Yes, you can disinherit a family member in your will, provided it is done clearly and in compliance with California law. To reduce the chance of successful challenges, state your intent plainly and consider specifying that the omission is intentional. However, be aware that certain family members, such as a surviving spouse, may have rights under state law that could affect distributions. If disinheriting someone creates potential legal complications, it is important to plan carefully to reduce the chance of disputes after death. Communicating intentions and considering alternative arrangements, such as leaving a nominal bequest alongside a clear statement of decision, can help clarify your wishes. Discussing sensitive family decisions with legal counsel allows you to evaluate potential risks and structure documentation to reflect your preferences while minimizing the potential for contest or confusion among heirs.

After creating your will, store the original document in a secure but accessible location and inform trusted individuals where it can be found.

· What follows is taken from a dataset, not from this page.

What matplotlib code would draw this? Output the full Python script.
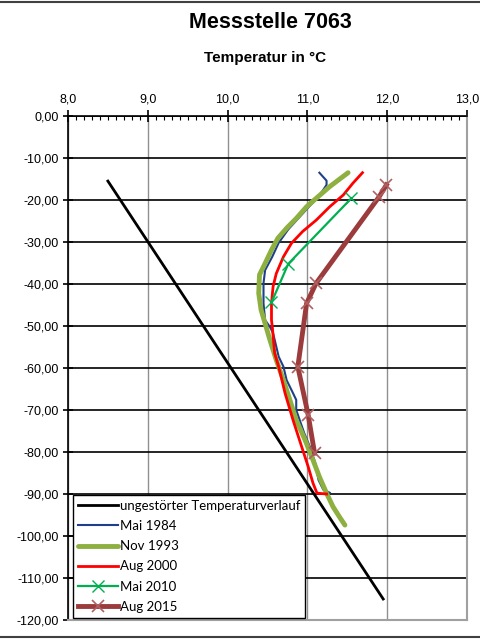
import matplotlib
matplotlib.use("Agg")
import matplotlib.pyplot as plt
from matplotlib.ticker import MultipleLocator, FuncFormatter
from matplotlib.lines import Line2D

# ---- data ----
ref_temp = [8.5, 11.95]
ref_depth = [-15.5, -115.0]

mai1984_temp = [11.15, 11.24, 11.24, 11.17, 11.12, 11.00, 10.88, 10.76, 10.64, 10.56, 10.47, 10.45,
                10.45, 10.47, 10.53, 10.57, 10.64, 10.70, 10.74, 10.82, 10.86, 10.86, 10.96, 11.03,
                11.10, 11.14, 11.20, 11.28]
mai1984_depth = [-13.5, -15.4, -16.4, -18.4, -19.6, -22.0, -24.5, -27.0, -30.2, -33.5, -36.7, -39.8,
                 -44.6, -48.6, -50.2, -51.7, -57.3, -59.7, -62.9, -66.0, -67.6, -70.0, -75.5, -78.7,
                 -82.7, -86.7, -89.0, -89.7]

nov1993_temp = [11.51, 11.28, 11.11, 10.99, 10.86, 10.74, 10.63, 10.55, 10.47, 10.40, 10.39, 10.42,
                10.47, 10.53, 10.61, 10.70, 10.78, 10.86, 10.97, 11.07, 11.15, 11.24, 11.32, 11.40, 11.47]
nov1993_depth = [-13.5, -16.8, -19.6, -21.6, -24.4, -26.7, -29.1, -31.9, -35.1, -37.8, -42.2, -46.2,
                 -49.4, -53.3, -58.1, -62.9, -67.6, -72.4, -77.1, -81.9, -85.9, -89.8, -93.0, -95.4, -97.4]

aug2000_temp = [11.69, 11.57, 11.45, 11.28, 11.11, 10.94, 10.80, 10.70, 10.61, 10.57, 10.55, 10.55,
                10.56, 10.59, 10.64, 10.72, 10.82, 10.90, 11.01, 11.07, 11.12, 11.24]
aug2000_depth = [-13.5, -16.0, -18.8, -21.6, -24.8, -27.5, -30.3, -33.5, -37.5, -40.6, -44.6, -48.6,
                 -50.2, -56.5, -59.7, -66.0, -72.4, -77.1, -83.5, -87.4, -89.8, -90.0]

mai2010_temp = [11.55, 10.76, 10.55]
mai2010_depth = [-19.6, -35.2, -44.4]

aug2015_temp = [11.99, 11.90, 11.11, 10.99, 10.88, 11.01, 11.09]
aug2015_depth = [-16.4, -19.2, -39.8, -44.6, -59.7, -71.2, -80.3]

labels = ["ungestörter Temperaturverlauf", "Mai 1984", "Nov 1993", "Aug 2000", "Mai 2010", "Aug 2015"]

# ---- figure ----
fig = plt.figure(figsize=(4.8, 6.4), dpi=100)
ax = fig.add_axes([68/480, 1-620/640, (467-68)/480, (620-116)/640])

ax.plot(ref_temp, ref_depth, color="black", lw=2.0, label=labels[0], zorder=3)
ax.plot(mai1984_temp, mai1984_depth, color="#1F3F8A", lw=1.5, label=labels[1], zorder=3)
ax.plot(nov1993_temp, nov1993_depth, color="#8DB040", lw=3.5, label=labels[2], zorder=4,
        solid_capstyle="round")
ax.plot(aug2000_temp, aug2000_depth, color="#FF0000", lw=2.0, label=labels[3], zorder=5)
ax.plot(mai2010_temp, mai2010_depth, color="#00B050", lw=1.6, marker="x", ms=8, mew=1.0,
        label=labels[4], zorder=6)
ax.plot(aug2015_temp, aug2015_depth, color="#9B3B3B", lw=3.5, marker="x", ms=9, mew=1.2,
        mec="#B06060", label=labels[5], zorder=7)

ax.set_xlim(8.0, 13.0)
ax.set_ylim(-120, 0)

ax.xaxis.set_ticks_position("top")
ax.xaxis.set_major_locator(MultipleLocator(1.0))
ax.xaxis.set_minor_locator(MultipleLocator(0.1))
ax.yaxis.set_major_locator(MultipleLocator(10))
ax.xaxis.set_major_formatter(FuncFormatter(lambda v, p: f"{v:.1f}".replace(".", ",")))
ax.yaxis.set_major_formatter(FuncFormatter(lambda v, p: f"{v:.2f}".replace(".", ",")))

ax.tick_params(axis="x", which="major", direction="inout", length=9, width=1.2, labelsize=9,
               pad=3, colors="black")
ax.tick_params(axis="x", which="minor", direction="in", length=3, width=0.8)
ax.tick_params(axis="y", which="major", direction="inout", length=7, width=1.2, labelsize=9, pad=3)

for lab in ax.get_xticklabels() + ax.get_yticklabels():
    lab.set_fontfamily("Liberation Sans")

ax.grid(axis="y", color="black", lw=1.2, zorder=1)
ax.grid(axis="x", color="#909090", lw=1.0, zorder=1)

ax.spines["top"].set_color("black")
ax.spines["top"].set_linewidth(1.2)
ax.spines["left"].set_color("black")
ax.spines["left"].set_linewidth(1.2)
ax.spines["right"].set_color("#A0A0A0")
ax.spines["right"].set_linewidth(1.5)
ax.spines["bottom"].set_color("#A0A0A0")
ax.spines["bottom"].set_linewidth(1.5)

leg = ax.legend(loc="lower left", bbox_to_anchor=(0.012, 0.004), frameon=True, fancybox=False,
                edgecolor="black", framealpha=1.0, prop={"family": "Lato", "size": 9.5},
                handlelength=3.0, handletextpad=0.15, labelspacing=0.62, borderpad=0.4,
                borderaxespad=0.0)
leg.get_frame().set_linewidth(1.0)
leg.set_zorder(10)

fig.text(270/480, 1-22/640, "Messstelle 7063", ha="center", va="center", fontsize=15.5,
         fontweight="bold", family="Liberation Sans")
fig.text(265/480, 1-58/640, "Temperatur in °C", ha="center", va="center", fontsize=11,
         fontweight="bold", family="Liberation Sans")

fig.add_artist(Line2D([0, 1], [1-1.5/640, 1-1.5/640], color="#404040", lw=1.5, transform=fig.transFigure))
fig.add_artist(Line2D([0, 1], [3/640, 3/640], color="#404040", lw=1.5, transform=fig.transFigure))

fig.savefig("out.png", dpi=100)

Provide contact information for the attorney or firm handling the file and consider giving copies to named executors, trustees, or guardians. Review beneficiary designations on accounts and update them if needed to match your overall plan. Keeping a clear inventory of assets and storing any related documents together helps your fiduciaries act quickly when necessary. Periodic review of your will is recommended, especially after major life events like marriage, divorce, the birth of children, or significant changes in your asset portfolio. If circumstances change, consider updating the will through a codicil or drafting a new document. Maintaining regular communication with the people you have named in your estate plan helps ensure they are prepared to fulfill their roles when called upon.